On a more positive note, however, I feel fortunate to have had an opportunity over the past several years to express my own point of view on reforms. This included an invited meeting with the President's Secretary of Education, Arne Duncan. The Yes We Must Coalition, led by Dr. Gloria Nemerowicz, has provided small schools such as Thomas University with the means to have a national voice in the important debates of higher education's future. Those who represent the independent sector such as the National Association of Independent Colleges and Universities and the Council of Independent Colleges also represent our sector well and will be strong voices in the current debates.

I choose to be optimistic about our future and particularly that of the small school sector. First, when examining the rich history of higher education in the United States it is difficult to find a period when we were not confronted with change. You need not look any further than the small, independent, sector to see many successful stories of survival, in spite of the one time dire predictions. There are many reasons for our successes but none more than the advantages of scale and how that plays into the operational elements of a college or university.

In 1973, E.F. Schumacher authored a provocative book entitled Small is Beautiful: Economics as if People Mattered. His message of hope for what, at the time, was a dismal declining economic condition in the United States did influence many of us to begin thinking differently about scale. Many of us who were around may recall that between 1970 and 1975 we experienced two recessions, rapidly elevating inflation, runaway interest rates and high unemployment. Small, independent, and tuition driven colleges and universities were about to begin one of the most vulnerable periods in their own history. There was good reason to consider the future of this sector as for many it appeared bleak.

Schumacher's book had a powerful impact on my own way of thinking about business, governments, and how we functioned in higher education. Although that book was published at the beginning of my own twenty plus year relationship with a large independent university, the key messages of economies of scale would set the course, to this day, for how I researched, taught, consulted and administered in my fields of management and higher education.

Burton Clark's, The Distinctive College, published in 1970 and later in 1972, Alexander Astin and Calvin Lee's The Invisible Colleges, were among the first published works that focused on the role, challenges and opportunities of small schools in the United States.

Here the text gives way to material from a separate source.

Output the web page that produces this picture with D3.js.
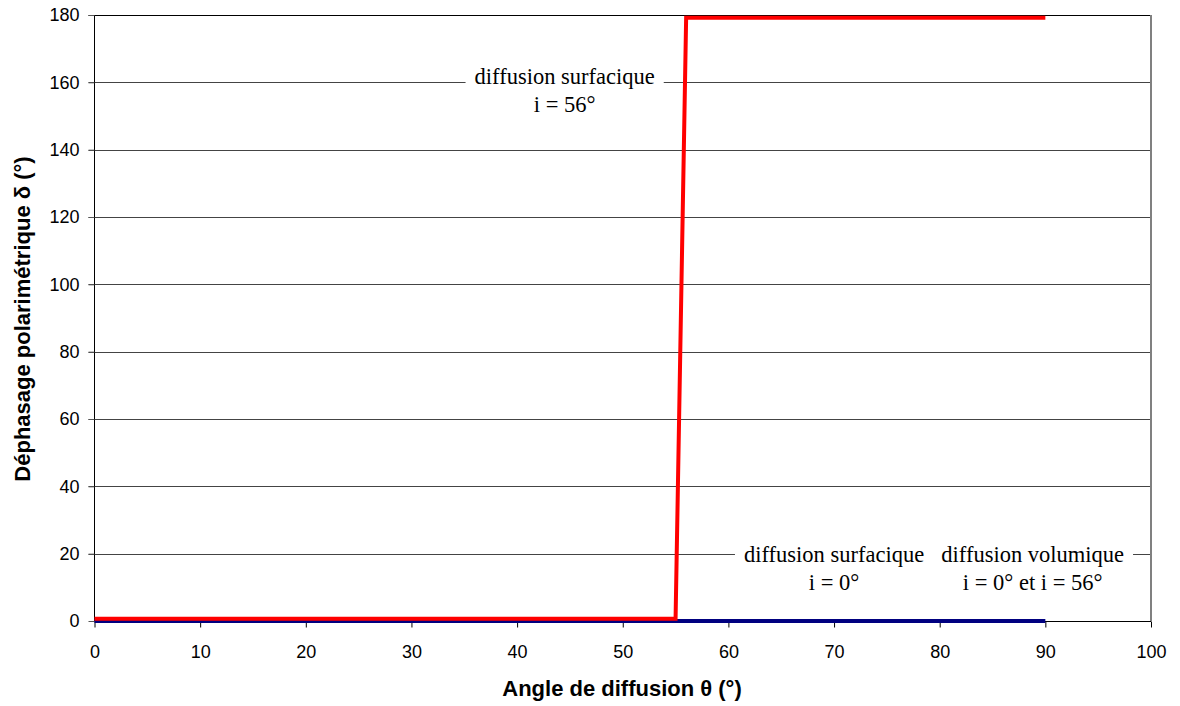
<!DOCTYPE html>
<html>
<head>
<meta charset="utf-8">
<script src="https://cdn.jsdelivr.net/npm/d3@7"></script>
<style>
  html, body { margin: 0; padding: 0; background: #fff; }
  svg { display: block; }
</style>
</head>
<body>
<svg id="chart" width="1180" height="706"></svg>
<script>
// ---- data ----
const xTicks = [0, 10, 20, 30, 40, 50, 60, 70, 80, 90, 100];
const yTicks = [0, 20, 40, 60, 80, 100, 120, 140, 160, 180];
const redX = [0, 55, 56, 90];          // diffusion surfacique i = 56°
const redY = [0.7, 0.7, 179.2, 179.2];
const blueX = [0, 55, 90];             // diffusion surfacique i = 0° / volumique
const blueY = [0, 0, 0];
const labelText = [
  ["diffusion surfacique", "i = 56°"],
  ["diffusion surfacique", "i = 0°"],
  ["diffusion volumique", "i = 0° et i = 56°"]
];
const labelX = [44.5, 70.0, 88.8];
const labelY = [159.5, 17.5, 17.5];
const xTitle = "Angle de diffusion θ (°)";
const yTitle = "Déphasage polarimétrique δ (°)";

// ---- layout ----
const svg = d3.select("#chart");
const L = 94.5, R = 1151, T = 15, B = 621;
const x = d3.scaleLinear().domain([0, 100]).range([L, R]);
const y = d3.scaleLinear().domain([0, 180]).range([B, T]);

// gridlines
svg.append("g").selectAll("line").data(yTicks.filter(d => d > 0)).join("line")
  .attr("x1", L - 6).attr("x2", R)
  .attr("y1", d => Math.round(y(d)) + 0.5).attr("y2", d => Math.round(y(d)) + 0.5)
  .attr("stroke", d => d === 180 ? "#000" : "#444").attr("stroke-width", 1);

// right border
svg.append("line").attr("x1", R).attr("x2", R).attr("y1", T).attr("y2", B)
  .attr("stroke", "#808080").attr("stroke-width", 2);

// axes
const xAxis = d3.axisBottom(x).tickValues(xTicks).tickSize(6).tickPadding(18);
const gx = svg.append("g").attr("transform", `translate(0,${B + 0.5})`).call(xAxis);
gx.select(".domain").attr("stroke", "#000").attr("d", `M${L},0H${R}`);
gx.selectAll(".tick line").attr("stroke", "#000");
gx.selectAll("text").attr("font-family", "Liberation Sans, Arial, sans-serif")
  .attr("font-size", 18).attr("fill", "#000");

const yAxis = d3.axisLeft(y).tickValues(yTicks).tickSize(6).tickPadding(9);
const gy = svg.append("g").attr("transform", `translate(${L},0)`).call(yAxis);
gy.select(".domain").attr("stroke", "#000").attr("d", `M0,${T}V${B}`);
gy.selectAll(".tick line").attr("stroke", "#555");
gy.selectAll("text").attr("font-family", "Liberation Sans, Arial, sans-serif")
  .attr("font-size", 18).attr("fill", "#000");

// labels with white boxes
const lab = svg.append("g");
labelText.forEach((lines, i) => {
  const g = lab.append("g").attr("transform", `translate(${x(labelX[i])},${y(labelY[i])})`);
  const rect = g.append("rect").attr("fill", "#fff");
  const t = g.append("text").attr("text-anchor", "middle")
    .attr("font-family", "Liberation Serif, Times New Roman, serif")
    .attr("font-size", 22.5).attr("fill", "#000");
  lines.forEach((s, k) => t.append("tspan").attr("x", 0).attr("y", k * 27.5).text(s));
  const bb = t.node().getBBox();
  rect.attr("x", bb.x - 9).attr("y", bb.y - 2).attr("width", bb.width + 18).attr("height", bb.height + 4);
});

// series lines
const line = d3.line().x(d => x(d[0])).y(d => y(d[1]));
svg.append("path").datum(blueX.map((v, i) => [v, blueY[i]]))
  .attr("d", line).attr("fill", "none").attr("stroke", "#000080").attr("stroke-width", 4);
svg.append("path").datum(redX.map((v, i) => [v, redY[i]]))
  .attr("d", line).attr("fill", "none").attr("stroke", "#ff0000").attr("stroke-width", 4);

// axis titles
svg.append("text").attr("x", 622).attr("y", 696).attr("text-anchor", "middle")
  .attr("font-family", "Liberation Sans, Arial, sans-serif").attr("font-weight", "bold")
  .attr("font-size", 22).text(xTitle);
svg.append("text").attr("transform", "translate(30,319) rotate(-90)").attr("text-anchor", "middle")
  .attr("font-family", "Liberation Sans, Arial, sans-serif").attr("font-weight", "bold")
  .attr("font-size", 22).text(yTitle);
</script>
</body>
</html>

These seminal publications were influential for many of us who were students of higher education. Since then, much more has been written about the small school sector including my own co-authored book, The Liberal Arts College Adapting to Change: The Survival of Small Schools, published in 1996. Many of the message are the same and include the unique advantages to being small when confronted with major organizational development challenges and the forces of change. One only needs to examine the successful evolution of business and industry, during this same period of time, to see the positive consequences of downsizing. The corollaries of change between business and industry, and that of higher education, are stronger than we sometimes care to acknowledge...but that is a subject for another day.

Some, including myself, would argue that many characteristics of the small independent school sector positions us to be at a greater advantage to weather change, including that which we are about to experience. The fact that many of the detractors who were ready to write off the small school sector in the 1970s, yet are attentive to how we conduct our work today, is certainlly evidence that something special is going on here.